PROBLEM REQUIREMENTS —
Output all the data exactly. Pictures do not belong in the copy.

GIVEN DATA —
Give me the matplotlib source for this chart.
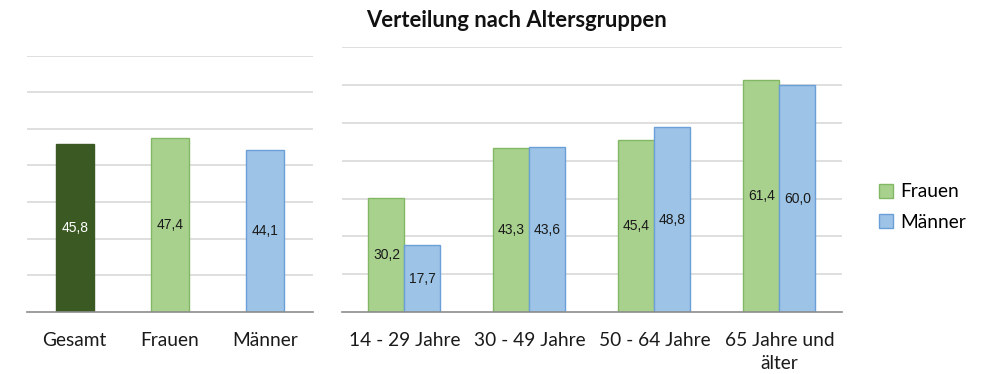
import matplotlib
matplotlib.use('Agg')
import matplotlib.pyplot as plt
import numpy as np

# Werte (Prozent)
gesamt_labels = ['Gesamt', 'Frauen', 'Männer']
gesamt_values = [45.8, 47.4, 44.1]

gruppen = ['14 - 29 Jahre', '30 - 49 Jahre', '50 - 64 Jahre', '65 Jahre und\nälter']
frauen = [30.2, 43.3, 45.4, 61.4]
maenner = [17.7, 43.6, 48.8, 60.0]

title = 'Verteilung nach Altersgruppen'

# Farben
dark_green = '#3b5a23'
light_green = '#a9d18e'
green_edge = '#82b865'
light_blue = '#9dc3e6'
blue_edge = '#6b9fd8'
grid_col = '#d9d9d9'
base_col = '#8c8c8c'

cat_font = 'Lato'
num_font = 'Liberation Sans'
cat_size = 13.8

fig = plt.figure(figsize=(9.85, 3.74), dpi=100)


def style_axis(ax):
    ax.set_ylim(0, 70)
    ax.set_yticks(np.arange(10, 71, 10))
    ax.yaxis.grid(True, color=grid_col, linewidth=1.2)
    ax.set_axisbelow(True)
    for s in ['top', 'right', 'left']:
        ax.spines[s].set_visible(False)
    ax.spines['bottom'].set_color(base_col)
    ax.spines['bottom'].set_linewidth(1.2)
    ax.tick_params(axis='y', left=False, labelleft=False)
    ax.tick_params(axis='x', bottom=False, pad=11)
    for lbl in ax.get_xticklabels():
        lbl.set_fontfamily(cat_font)
        lbl.set_fontsize(cat_size)
        lbl.set_color('#1a1a1a')


# linkes Diagramm: Gesamt / Frauen / Männer
ax1 = fig.add_axes([0.0274, 0.1666, 0.2904, 0.6844])
x1 = np.arange(len(gesamt_labels))
cols1 = [dark_green, light_green, light_blue]
edges1 = [dark_green, green_edge, blue_edge]
bars1 = ax1.bar(x1, gesamt_values, width=0.4, color=cols1, edgecolor=edges1, linewidth=1)
ax1.set_xlim(-0.5, 2.5)
ax1.set_xticks(x1)
ax1.set_xticklabels(gesamt_labels)
style_axis(ax1)
for b, v, tc in zip(bars1, gesamt_values, ['white', '#1a1a1a', '#1a1a1a']):
    ax1.text(b.get_x() + b.get_width() / 2, v / 2, f'{v:.1f}'.replace('.', ','),
             ha='center', va='center', fontsize=10, family=num_font, color=tc)

# rechtes Diagramm: Altersgruppen
ax2 = fig.add_axes([0.3472, 0.1658, 0.5076, 0.7077])
x2 = np.arange(len(gruppen))
w = 0.288
b_f = ax2.bar(x2 - w / 2, frauen, width=w, color=light_green, edgecolor=green_edge,
              linewidth=1, label='Frauen')
b_m = ax2.bar(x2 + w / 2, maenner, width=w, color=light_blue, edgecolor=blue_edge,
              linewidth=1, label='Männer')
ax2.set_xlim(-0.5, 3.5)
ax2.set_xticks(x2)
ax2.set_xticklabels(gruppen, linespacing=1.4, va='top')
style_axis(ax2)
for bars, vals in [(b_f, frauen), (b_m, maenner)]:
    for b, v in zip(bars, vals):
        ax2.text(b.get_x() + b.get_width() / 2, v / 2, f'{v:.1f}'.replace('.', ','),
                 ha='center', va='center', fontsize=10, family=num_font, color='#1a1a1a')

leg = fig.legend(handles=[b_f, b_m], loc='center left', bbox_to_anchor=(0.892, 0.446),
                 frameon=False, handlelength=0.75, handleheight=0.75, handletextpad=0.4,
                 labelspacing=0.7, borderpad=0, borderaxespad=0,
                 prop={'family': cat_font, 'size': cat_size})

fig.text(0.524, 0.945, title, ha='center', va='center', fontsize=15.8,
         fontweight='bold', family=cat_font, color='#111111')

fig.savefig('out.png', dpi=100)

OUTPUT FOR THIS TASK —
Give me the matplotlib source for this chart.
import matplotlib
matplotlib.use('Agg')
import matplotlib.pyplot as plt
import numpy as np

# Werte (Prozent)
gesamt_labels = ['Gesamt', 'Frauen', 'Männer']
gesamt_values = [45.8, 47.4, 44.1]

gruppen = ['14 - 29 Jahre', '30 - 49 Jahre', '50 - 64 Jahre', '65 Jahre und\nälter']
frauen = [30.2, 43.3, 45.4, 61.4]
maenner = [17.7, 43.6, 48.8, 60.0]

title = 'Verteilung nach Altersgruppen'

# Farben
dark_green = '#3b5a23'
light_green = '#a9d18e'
green_edge = '#82b865'
light_blue = '#9dc3e6'
blue_edge = '#6b9fd8'
grid_col = '#d9d9d9'
base_col = '#8c8c8c'

cat_font = 'Lato'
num_font = 'Liberation Sans'
cat_size = 13.8

fig = plt.figure(figsize=(9.85, 3.74), dpi=100)


def style_axis(ax):
    ax.set_ylim(0, 70)
    ax.set_yticks(np.arange(10, 71, 10))
    ax.yaxis.grid(True, color=grid_col, linewidth=1.2)
    ax.set_axisbelow(True)
    for s in ['top', 'right', 'left']:
        ax.spines[s].set_visible(False)
    ax.spines['bottom'].set_color(base_col)
    ax.spines['bottom'].set_linewidth(1.2)
    ax.tick_params(axis='y', left=False, labelleft=False)
    ax.tick_params(axis='x', bottom=False, pad=11)
    for lbl in ax.get_xticklabels():
        lbl.set_fontfamily(cat_font)
        lbl.set_fontsize(cat_size)
        lbl.set_color('#1a1a1a')


# linkes Diagramm: Gesamt / Frauen / Männer
ax1 = fig.add_axes([0.0274, 0.1666, 0.2904, 0.6844])
x1 = np.arange(len(gesamt_labels))
cols1 = [dark_green, light_green, light_blue]
edges1 = [dark_green, green_edge, blue_edge]
bars1 = ax1.bar(x1, gesamt_values, width=0.4, color=cols1, edgecolor=edges1, linewidth=1)
ax1.set_xlim(-0.5, 2.5)
ax1.set_xticks(x1)
ax1.set_xticklabels(gesamt_labels)
style_axis(ax1)
for b, v, tc in zip(bars1, gesamt_values, ['white', '#1a1a1a', '#1a1a1a']):
    ax1.text(b.get_x() + b.get_width() / 2, v / 2, f'{v:.1f}'.replace('.', ','),
             ha='center', va='center', fontsize=10, family=num_font, color=tc)

# rechtes Diagramm: Altersgruppen
ax2 = fig.add_axes([0.3472, 0.1658, 0.5076, 0.7077])
x2 = np.arange(len(gruppen))
w = 0.288
b_f = ax2.bar(x2 - w / 2, frauen, width=w, color=light_green, edgecolor=green_edge,
              linewidth=1, label='Frauen')
b_m = ax2.bar(x2 + w / 2, maenner, width=w, color=light_blue, edgecolor=blue_edge,
              linewidth=1, label='Männer')
ax2.set_xlim(-0.5, 3.5)
ax2.set_xticks(x2)
ax2.set_xticklabels(gruppen, linespacing=1.4, va='top')
style_axis(ax2)
for bars, vals in [(b_f, frauen), (b_m, maenner)]:
    for b, v in zip(bars, vals):
        ax2.text(b.get_x() + b.get_width() / 2, v / 2, f'{v:.1f}'.replace('.', ','),
                 ha='center', va='center', fontsize=10, family=num_font, color='#1a1a1a')

leg = fig.legend(handles=[b_f, b_m], loc='center left', bbox_to_anchor=(0.892, 0.446),
                 frameon=False, handlelength=0.75, handleheight=0.75, handletextpad=0.4,
                 labelspacing=0.7, borderpad=0, borderaxespad=0,
                 prop={'family': cat_font, 'size': cat_size})

fig.text(0.524, 0.945, title, ha='center', va='center', fontsize=15.8,
         fontweight='bold', family=cat_font, color='#111111')

fig.savefig('out.png', dpi=100)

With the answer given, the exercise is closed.